野手……金本知憲 イーグルス2回戦でついに日本プロ野球史上単独第2位の1251試合連続出場を達成。むろん、続く2試合にも連続フルイニングで出場したから記録は1253試合にのびたわけだ。楽天田中から打ったタイムリー、ダルビッシュからは逆転ホームラン。そして常に全力疾走。かつて草野進は連続試合出場を「退屈な記録」と評したが、果たして今の金本の目の前でそのような失礼な事を言えるだろうか。

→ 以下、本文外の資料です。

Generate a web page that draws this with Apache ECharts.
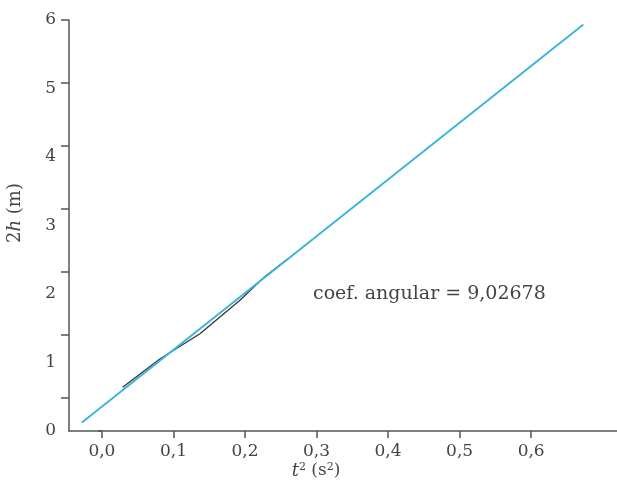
<!DOCTYPE html>
<html>
<head>
<meta charset="utf-8">
<script src="https://cdn.jsdelivr.net/npm/echarts@6/dist/echarts.min.js"></script>
<style>
    html, body { margin: 0; padding: 0; background: #fff; }
    #grafico { width: 617px; height: 494px; }
</style>
</head>
<body>
<div id="grafico"></div>
<script>
// pontos medidos: t^2 (s^2) x 2h (m)
var tempo2 = [0.029, 0.081, 0.137, 0.193, 0.228, 0.26];
var alturas = [0.17, 0.62, 1.02, 1.55, 1.93, 2.21];

// reta ajustada (extremos)
var ajusteX = [-0.028, 0.673];
var ajusteY = [-0.39, 5.93];

var xTicks = [0, 0.1, 0.2, 0.3, 0.4, 0.5, 0.6];
var yTicks = [0, 1, 2, 3, 4, 5, 6];
var yRotulos = ['0', '1', '2', '3', '4', '5', '6'];
var coefAngular = '9,02678';

window.onload = function () {
    desenha();
}

function zip(a, b) {
    return a.map(function (v, i) { return [v, b[i]]; });
}

function desenha() {
    let chart = echarts.init(document.querySelector('#grafico'));
    let fonte = 'DejaVu Serif';
    let corTexto = '#444';
    let corEixo = '#555';

    let option = {
        animation: false,
        grid: {
            left: 69,
            right: 0,
            top: 20,
            bottom: 63,
            containLabel: false,
            outerBoundsMode: 'none'
        },
        xAxis: {
            type: 'value',
            min: -0.046,
            max: 0.72,
            splitLine: { show: false },
            axisLine: { show: true, onZero: false, lineStyle: { color: corEixo, width: 1.5 } },
            axisTick: {
                show: true,
                length: 7,
                customValues: xTicks,
                lineStyle: { color: corEixo, width: 1.5 }
            },
            axisLabel: {
                show: true,
                customValues: xTicks,
                margin: 12,
                color: corTexto,
                fontFamily: fonte,
                fontSize: 17,
                formatter: function (v) {
                    return v.toFixed(1).replace('.', ',');
                }
            }
        },
        yAxis: [
            {
                // escala dos dados (marcas)
                type: 'value',
                min: -0.524,
                max: 6,
                position: 'left',
                splitLine: { show: false },
                axisLine: { show: true, onZero: false, lineStyle: { color: corEixo, width: 1.5 } },
                axisTick: {
                    show: true,
                    length: 8,
                    customValues: yTicks,
                    lineStyle: { color: corEixo, width: 1.5 }
                },
                axisLabel: { show: false }
            },
            {
                // rótulos como aparecem na figura
                type: 'value',
                min: 0,
                max: 6,
                interval: 1,
                position: 'left',
                splitLine: { show: false },
                axisLine: { show: false },
                axisTick: {
                    show: true,
                    length: 4,
                    customValues: [0],
                    lineStyle: { color: corEixo, width: 1.5 }
                },
                axisLabel: {
                    show: true,
                    margin: 13,
                    color: corTexto,
                    fontFamily: fonte,
                    fontSize: 17,
                    formatter: function (v) {
                        return yRotulos[yTicks.indexOf(v)];
                    }
                }
            }
        ],
        series: [
            {
                name: 'medidas',
                type: 'line',
                yAxisIndex: 0,
                showSymbol: false,
                lineStyle: { color: '#333', width: 1.3 },
                data: zip(tempo2, alturas)
            },
            {
                name: 'ajuste',
                type: 'line',
                yAxisIndex: 0,
                showSymbol: false,
                lineStyle: { color: '#3db4da', width: 2 },
                data: zip(ajusteX, ajusteY)
            }
        ],
        graphic: [
            {
                type: 'text',
                x: 15,
                y: 213,
                rotation: Math.PI / 2,
                style: {
                    text: '2{i|h} (m)',
                    fill: corTexto,
                    font: '18px "DejaVu Serif"',
                    align: 'center',
                    verticalAlign: 'middle',
                    rich: {
                        i: { fontStyle: 'italic', fontFamily: fonte, fontSize: 18, fill: corTexto }
                    }
                }
            },
            {
                type: 'text',
                x: 316,
                y: 471,
                style: {
                    text: '{i|t}{sup|2} (s{sup|2})',
                    fill: corTexto,
                    font: '17px "DejaVu Serif"',
                    align: 'center',
                    verticalAlign: 'middle',
                    rich: {
                        i: { fontStyle: 'italic', fontFamily: fonte, fontSize: 18, fill: corTexto },
                        sup: { fontFamily: fonte, fontSize: 11, fill: corTexto, verticalAlign: 'top', padding: [0, 0, 8, 0] }
                    }
                }
            },
            {
                type: 'text',
                left: 313,
                top: 285,
                style: {
                    text: 'coef. angular = ' + coefAngular,
                    fill: corTexto,
                    font: '19px "DejaVu Serif"'
                }
            }
        ]
    };

    chart.setOption(option);
    return chart;
}
</script>
</body>
</html>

4日間の交流戦予備日を経て、週末からセ・リーグ公式戦の再開である。2試合ずつという変則日程は、勢いにのったら一気にいくが、初戦を落すと連敗しやすくなるという難点があったが、3連戦ペースに戻ってどういう戦い方ができるか。先発投手の枠があいているため、二軍から若い若竹を上げて先発起用するというプランもあるという。首位ははるか彼方となった今、この数年優勝争いをしていて固定メンバーで戦っていたためなかなかできなかった若手の起用をどしどしやっていき、勢いをつけてほしい。交流戦優勝のファイターズのレギュラー選手の若さと溌溂とした動きを見ていると、今岡の(本人は必死なのだろうが)けだるげな動きが目立ってしかたない。優勝メンバーが健在のうちに世代交代をしなければ、また本当のダメ虎に戻ってしまう。